NEW DELHI: The government announced a 'Janata curfew' on March 22 last year urging people to stay home to fight the COVID-19 pandemic. A year has passed since.
While staying home was not an option for many, several people were pushed to homelessness as they were unable to afford housing during the pandemic.
The UN had urged national, regional, and local governments to take measures to secure housing rights for all. The ground situation in India shows the deepening crisis of homelessness.
Globally, around 1.8 billion people or more than 20 percent of the world’s population lack adequate housing, according to the United Nations (UN).
Data shows India has more than 1.7 million homeless people, of which 938,384 live in urban areas. Extrapolating from the 2011 Census data, around 68 million people live in informal settlements in India. The national capital has between 150,000 - 200,000 people, according to advocacy group Housing and Land Rights Network (HLRN). Of them, at least 10,000 are women.
Following the sudden announcement of lockdown, earning a livelihood came to a halt for thousands of people. Nargis, 18, is among those who were forced to leave her room in Sarai Kale Khan which she along with her husband had rented for a monthly amount of Rs 3,500.
“My husband was a rickshaw-puller. After the lockdown, we could not afford rent. The owner asked us to vacate the premises. Soon, we were homeless. We were living in a park, then a school where the police took us, and now in a park again,” said Nargis holding her eight-month-old daughter Alisha in her arms.
Now, Nargis’s home is Barakhamba Park in the Nizamuddin area -- where she gave birth to her daughter. So did her friends 23-year-old Shabana, and 20-year-old Ishrat. They have similar stories -- they had homes at one point, they gave birth amid the lockdown in Barakhamba park after being turned away by multiple hospitals, and remain uncertain if they would ever have homes.

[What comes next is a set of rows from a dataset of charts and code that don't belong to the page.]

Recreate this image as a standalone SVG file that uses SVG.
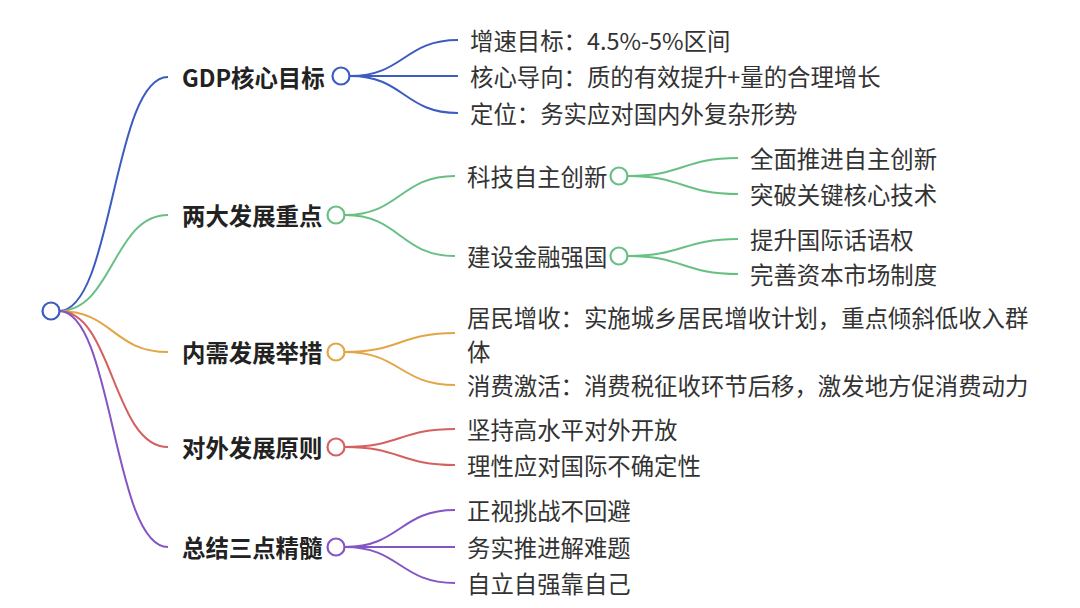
<svg xmlns="http://www.w3.org/2000/svg" width="1080" height="608" viewBox="0 0 1080 608">
<style>
text{font-family:"Noto Sans CJK SC","Noto Sans",sans-serif;font-size:23.4px;fill:#333;dominant-baseline:central}
.b{font-weight:bold;fill:#222}
path{fill:none;stroke-width:2}
circle{fill:#fff;stroke-width:2.2}
.cb{stroke:#3b5cc0}.cg{stroke:#67c083}.co{stroke:#e3a546}.cr{stroke:#d4605f}.cp{stroke:#8455c4}
</style>
<rect width="1080" height="608" fill="#fff"/>
<g id="connectors">
<path class="cb" d="M59,311 C113,311 113,77 168,77"/>
<path class="cg" d="M59,311 C113,311 113,215 168,215"/>
<path class="co" d="M59,311 C113,311 113,352 168,352"/>
<path class="cr" d="M59,311 C113,311 113,447 168,447"/>
<path class="cp" d="M59,311 C113,311 113,547 168,547"/>
<path class="cb" d="M350,76 C404,76 404,40 458,40"/>
<path class="cb" d="M350,76 L458,76"/>
<path class="cb" d="M350,76 C404,76 404,113 458,113"/>
<path class="cg" d="M345,215 C400,215 400,176 455,176"/>
<path class="cg" d="M345,215 C400,215 400,256 455,256"/>
<path class="cg" d="M628,176 C683,176 683,158 738,158"/>
<path class="cg" d="M628,176 C683,176 683,194 738,194"/>
<path class="cg" d="M628,256 C683,256 683,239 738,239"/>
<path class="cg" d="M628,256 C683,256 683,274 738,274"/>
<path class="co" d="M345,352 C400,352 400,333 455,333"/>
<path class="co" d="M345,352 C400,352 400,385 455,385"/>
<path class="cr" d="M345,447 C400,447 400,429 455,429"/>
<path class="cr" d="M345,447 C400,447 400,465 455,465"/>
<path class="cp" d="M345,547 C400,547 400,510 455,510"/>
<path class="cp" d="M345,547 L455,547"/>
<path class="cp" d="M345,547 C400,547 400,583 455,583"/>
</g>
<g id="root"><circle class="cb" cx="51" cy="311" r="8.5"/></g>
<g id="n-gdp">
<text class="b" x="182" y="77">GDP核心目标</text>
<circle class="cb" cx="341" cy="76" r="8.5"/>
</g>
<g id="n-gdp-1"><text x="470" y="40">增速目标：4.5%-5%区间</text></g>
<g id="n-gdp-2"><text x="470" y="76">核心导向：质的有效提升+量的合理增长</text></g>
<g id="n-gdp-3"><text x="470" y="113">定位：务实应对国内外复杂形势</text></g>
<g id="n-two">
<text class="b" x="182" y="215">两大发展重点</text>
<circle class="cg" cx="336" cy="215" r="8.5"/>
</g>
<g id="n-tech">
<text x="467" y="176">科技自主创新</text>
<circle class="cg" cx="619" cy="176" r="8.5"/>
</g>
<g id="n-tech-1"><text x="750" y="158">全面推进自主创新</text></g>
<g id="n-tech-2"><text x="750" y="194">突破关键核心技术</text></g>
<g id="n-fin">
<text x="467" y="256">建设金融强国</text>
<circle class="cg" cx="619" cy="256" r="8.5"/>
</g>
<g id="n-fin-1"><text x="750" y="239">提升国际话语权</text></g>
<g id="n-fin-2"><text x="750" y="274">完善资本市场制度</text></g>
<g id="n-dem">
<text class="b" x="182" y="352">内需发展举措</text>
<circle class="co" cx="336" cy="352" r="8.5"/>
</g>
<g id="n-dem-1"><text x="467" y="317">居民增收：实施城乡居民增收计划，重点倾斜低收入群</text><text x="467" y="351">体</text></g>
<g id="n-dem-2"><text x="467" y="385">消费激活：消费税征收环节后移，激发地方促消费动力</text></g>
<g id="n-ext">
<text class="b" x="182" y="447">对外发展原则</text>
<circle class="cr" cx="336" cy="447" r="8.5"/>
</g>
<g id="n-ext-1"><text x="467" y="429">坚持高水平对外开放</text></g>
<g id="n-ext-2"><text x="467" y="465">理性应对国际不确定性</text></g>
<g id="n-sum">
<text class="b" x="182" y="547">总结三点精髓</text>
<circle class="cp" cx="336" cy="547" r="8.5"/>
</g>
<g id="n-sum-1"><text x="467" y="510">正视挑战不回避</text></g>
<g id="n-sum-2"><text x="467" y="547">务实推进解难题</text></g>
<g id="n-sum-3"><text x="467" y="583">自立自强靠自己</text></g>
</svg>
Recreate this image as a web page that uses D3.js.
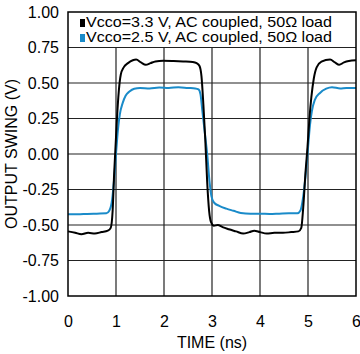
<!DOCTYPE html>
<html>
<head>
<meta charset="utf-8">
<script src="https://cdn.jsdelivr.net/npm/d3@7"></script>
<style>
  body { margin: 0; background: #fff; }
  text { font-family: "Liberation Sans", Arial, sans-serif; }
</style>
</head>
<body>
<div id="chart"></div>
<script>
// x ticks (ns) and y ticks (V)
const xTicks = [0, 1, 2, 3, 4, 5, 6];
const yTicks = [-1, -0.75, -0.5, -0.25, 0, 0.25, 0.5, 0.75, 1];

// series: Vcco = 3.3 V (black)
const time33 = [0, 0.15, 0.28, 0.42, 0.56, 0.7, 0.83, 0.89, 0.93, 0.96, 0.99, 1.02, 1.06, 1.1, 1.16, 1.25, 1.35, 1.42, 1.52, 1.62, 1.72, 1.82, 1.98, 2.2, 2.4, 2.6, 2.68, 2.74, 2.78, 2.82, 2.86, 2.9, 2.94, 2.98, 3.04, 3.12, 3.22, 3.35, 3.5, 3.65, 3.78, 3.88, 4.0, 4.14, 4.3, 4.48, 4.65, 4.8, 4.86, 4.9, 4.95, 4.99, 5.03, 5.07, 5.12, 5.18, 5.28, 5.46, 5.56, 5.65, 5.75, 5.85, 6.0];
const volt33 = [-0.545, -0.555, -0.565, -0.555, -0.56, -0.55, -0.54, -0.52, -0.4, -0.15, 0.05, 0.25, 0.45, 0.56, 0.61, 0.64, 0.66, 0.665, 0.645, 0.628, 0.64, 0.652, 0.657, 0.655, 0.652, 0.648, 0.64, 0.62, 0.55, 0.35, 0.1, -0.2, -0.4, -0.48, -0.505, -0.5, -0.515, -0.53, -0.545, -0.56, -0.55, -0.54, -0.55, -0.56, -0.555, -0.555, -0.55, -0.545, -0.52, -0.38, -0.12, 0.05, 0.25, 0.4, 0.53, 0.61, 0.65, 0.665, 0.645, 0.628, 0.645, 0.655, 0.66];

// series: Vcco = 2.5 V (blue)
const time25 = [0, 0.2, 0.4, 0.6, 0.8, 0.86, 0.92, 0.96, 1.0, 1.04, 1.08, 1.14, 1.2, 1.28, 1.38, 1.5, 1.7, 1.9, 2.1, 2.3, 2.5, 2.65, 2.72, 2.76, 2.8, 2.85, 2.9, 2.95, 2.99, 3.05, 3.15, 3.3, 3.45, 3.6, 3.8, 4.0, 4.2, 4.4, 4.6, 4.78, 4.84, 4.9, 4.95, 4.99, 5.04, 5.08, 5.14, 5.25, 5.38, 5.5, 5.67, 5.8, 6.0];
const volt25 = [-0.425, -0.425, -0.422, -0.42, -0.418, -0.4, -0.32, -0.18, 0.0, 0.17, 0.28, 0.36, 0.41, 0.44, 0.46, 0.465, 0.462, 0.468, 0.465, 0.47, 0.465, 0.462, 0.455, 0.42, 0.3, 0.15, 0.0, -0.2, -0.3, -0.345, -0.365, -0.385, -0.4, -0.415, -0.42, -0.42, -0.422, -0.42, -0.418, -0.418, -0.4, -0.3, -0.15, 0.0, 0.2, 0.3, 0.38, 0.43, 0.46, 0.47, 0.462, 0.465, 0.465];

const legendLabels = ["Vcco=3.3 V, AC coupled, 50\u03A9 load", "Vcco=2.5 V, AC coupled, 50\u03A9 load"];
const colors = ["#000000", "#1a8bc9"];

const W = 360, H = 354;
const margin = { top: 12, right: 4, bottom: 58, left: 68 };
const width = W - margin.left - margin.right;
const height = H - margin.top - margin.bottom;

const svg = d3.select("#chart")
  .append("svg")
  .attr("width", W)
  .attr("height", H)
  .append("g")
  .attr("transform", `translate(${margin.left},${margin.top})`);

const x = d3.scaleLinear().domain([0, 6]).range([0, width]);
const y = d3.scaleLinear().domain([-1, 1]).range([height, 0]);

// grid - vertical lines stop at 0.75 because legend sits above
svg.append("g")
  .selectAll("line.vg")
  .data(xTicks.slice(1, -1))
  .join("line")
  .attr("x1", d => x(d)).attr("x2", d => x(d))
  .attr("y1", y(0.75)).attr("y2", y(-1))
  .attr("stroke", "#222").attr("stroke-width", 1.2);

svg.append("g")
  .selectAll("line.hg")
  .data(yTicks.filter(d => d > -1 && d < 1))
  .join("line")
  .attr("x1", 0).attr("x2", width)
  .attr("y1", d => y(d)).attr("y2", d => y(d))
  .attr("stroke", "#222").attr("stroke-width", 1.2);

// axis labels via d3 axes, domain and ticks hidden
const yAxis = svg.append("g")
  .call(d3.axisLeft(y).tickValues(yTicks).tickFormat(d3.format(".2f")).tickSize(0).tickPadding(9));
yAxis.select(".domain").remove();
yAxis.selectAll("text").attr("font-size", 16).attr("fill", "#000")
  .style("font-family", "Liberation Sans, Arial, sans-serif")
  .text(d => d3.format(".2f")(d).replace("\u2212", "-"));

const xAxis = svg.append("g")
  .attr("transform", `translate(0,${height})`)
  .call(d3.axisBottom(x).tickValues(xTicks).tickFormat(d3.format("d")).tickSize(0).tickPadding(20));
xAxis.select(".domain").remove();
xAxis.selectAll("text").attr("font-size", 16).attr("fill", "#000")
  .style("font-family", "Liberation Sans, Arial, sans-serif");

// lines
const line = d3.line()
  .x(d => x(d[0]))
  .y(d => y(d[1]))
  .curve(d3.curveMonotoneX);

const series = [
  d3.zip(time33, volt33),
  d3.zip(time25, volt25)
];

[1, 0].forEach(i => {
  svg.append("path")
    .datum(series[i])
    .attr("d", line)
    .attr("fill", "none")
    .attr("stroke", colors[i])
    .attr("stroke-width", 2)
    .attr("stroke-linejoin", "round");
});

// frame
svg.append("rect")
  .attr("width", width).attr("height", height)
  .attr("fill", "none").attr("stroke", "#000").attr("stroke-width", 1.5);

// legend (tight rows like the original, text stretched to its width)
const legend = svg.append("g").attr("transform", "translate(12,0)");
legendLabels.forEach((lab, i) => {
  const g = legend.append("g").attr("transform", `translate(0,${15 + i * 15})`);
  g.append("rect").attr("x", 0).attr("y", -8).attr("width", 5).attr("height", 8).attr("fill", colors[i]);
  g.append("text").attr("x", 6).attr("y", 0).attr("font-size", 14.5)
    .attr("textLength", 246).attr("lengthAdjust", "spacingAndGlyphs")
    .attr("fill", "#000").text(lab);
});

// axis titles
svg.append("text")
  .attr("x", width / 2).attr("y", height + 52)
  .attr("text-anchor", "middle").attr("font-size", 16)
  .text("TIME (ns)");

svg.append("text")
  .attr("transform", "rotate(-90)")
  .attr("x", -height / 2).attr("y", -margin.left + 17)
  .attr("text-anchor", "middle").attr("font-size", 16)
  .text("OUTPUT SWING (V)");
</script>
</body>
</html>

Shivani Chaudhry, executive director of HLRN, pointed out the need for a strong human rights approach to resolve the current crisis.
“India's harsh COVID-19 lockdown followed by the severe economic crisis has resulted in deep impoverishment and extensive livelihood and housing loss, with women bearing the worst brunt. Despite the grave public health emergency, homelessness has been exacerbated by state-led home demolitions and evictions due to people’s inability to pay rent. To resolve the multiple crises, a strong human rights approach is required in the COVID-19 recovery process,” said Chaudhry.
Nargis, Shabana and Ishrat try to find hope through 19-year-old Apsana who also gave birth in the park and has managed to rent a room in Sarai Kale Khan recently. "It has been a month since we managed to rent the room. How do we stay here without any privacy? Is it safe for women to bring up their kids here? But people have no income. I do not know how long it is before we are left without a home again," said Apsana.
Ishrat and her husband were rendered homeless four months before the lockdown. While they were hoping to get back on track and manage the funds to rent a room again, the lockdown came into effect. “My husband cleans toilets in Maharani Bagh. We have a newborn now. And there is barely any income. We do not know when we can have a home again,” said Ishrat.
“Childbirth is an expense that households struggle with even in normal times. They bank on everything going as per their plan so that they can get back to their jobs. COVID will only exacerbate the chances of childbirth becoming an economic shock for a household,” said Kinjal Sampat, a Delhi-based researcher working on issues of urban social protection.
The UN had said governments should ensure housing for all through moratoriums on evictions due to rental and mortgage arrears, deferrals of mortgage payments, imposition or extension of moratoriums on forced evictions of informal settlements and slums, and suspension of utility costs and surcharges during the pandemic.
Sunil Kumar Aledia, the founder member of the Centre for Holistic Development, said the question that needs to be addressed by governments is how to breach the widening gap of housing that has been created due to the absence of incomes amid the lockdown.